By A. Campbell
KIPP, a national charter school network known for strong student achievement, was given permission by a state board to open a middle school in District 3, which includes the Upper West Side and West Harlem. The school will serve students in 5th to 8th grade, and be called KIPP Beyond Charter, but it’s not yet clear where in the district it will be located.
The decision comes after a passionate hearing last week held at PS/IS 76 on West 121st Street, which focused on whether a State University of New York board should approve KIPP and two other charter schools applying for new locations in Upper Manhattan.
Members of Community Education Council District 3 (CEC 3), a parent group that’s similar to a school board but with fewer powers, opposed the school, starting a petition that got over 500 signatures. In a letter to Board of Trustees Member and Chairman of the Charter School Committee at SUNY Joseph Belluck, members of CEC 3 argued that approval of KIPP’s application will “directly undermine two initiatives recently approved by CEC 3…to provide equitable educational opportunities in our district: District 3’s Middle School Plan and the New York City Department of Education’s (“NY DOE”) Harlem/EL Barrio Visioning Project.” It will be the twelfth charter school housed in District 3, they said.

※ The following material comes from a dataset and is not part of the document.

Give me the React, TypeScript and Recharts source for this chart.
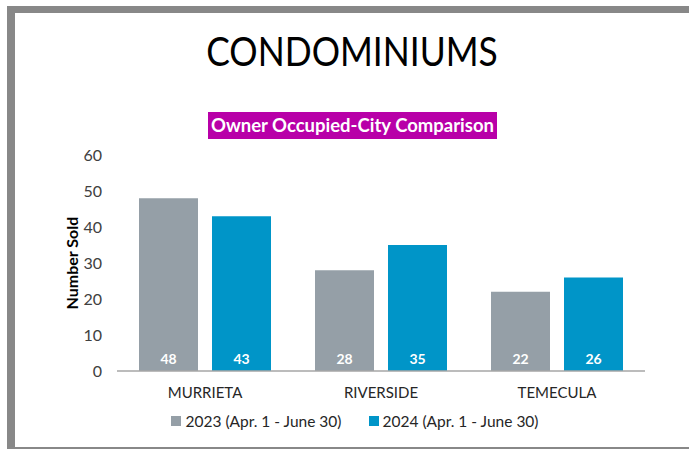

According to Joe Negron, KIPP’s Managing Director of middle schools, there are several reasons KIPP wants to move in. District 3 has the most segregated schools out of all 32 New York City public school districts. Negron said District 3 maintains the largest gap in performance between economically advantaged and disadvantaged students, and that it has the highest percentage of public middle schools that apply some sort of screening to prospective students before granting admission. The screenings generally focus on a prospective student’s standardized test scores, attendance record and behavioral history, among other factors.
“We feel like we are providing an option that families want and that this district doesn’t currently offer,” Negron said. “A middle school that is academically rigorous and is unscreened – that option does not exist.”
Representatives from CEC 3 strongly disagreed. Kimberly Watkins, President of CEC 3, noted that 25 percent of all of the city’s charter schools are located in the northern part of Manhattan. Watkins said that in District 3 alone, families already have 22 options of where they want to send their children to school. “Why would responsible educational leaders make decisions like that,” she asked. “Because this is about politics. It’s about money.”
While charter school leadership and staff members at the hearing cited their record of high-quality education, low attrition rates, and integrated classrooms, public school teachers and parents noted the lack of oversight from SUNY as well as a dearth of services for students with special education needs. Some people at the hearing debated whether charter schools too often “counseled out” students who do not meet certain academic or behavioral standards. Traditional public school advocates noted that students who are counseled out often end up having to change schools mid-semester, leaving their parents to scramble while trying to find space for them elsewhere.
Representatives from KIPP asked that people refrain from painting all charter schools with a broad brush and reiterated that they would not resort to counseling out students. “We have a policy of trying our very best to hold to as many students who start with us as we can,” said Vicki Zubovic, Chief of External Affairs at KIPP. “I can tell you that our attrition rates are among the lowest, if not the lowest, in the city. It’s drilled into everyone at KIPP that if a parent is unhappy, you have to do everything you can to make sure the needs of the family are being addressed.”
“We feel like we’re being a compliment to [the Community Education Council’s] efforts and to be portrayed as anything else is just confusing to me,” Negron added. “The thing that ultimately aligns us is that we all want great things for the kids in this district. We truly want to work together with everyone in the community, and we have been doing that and will continue to do so.”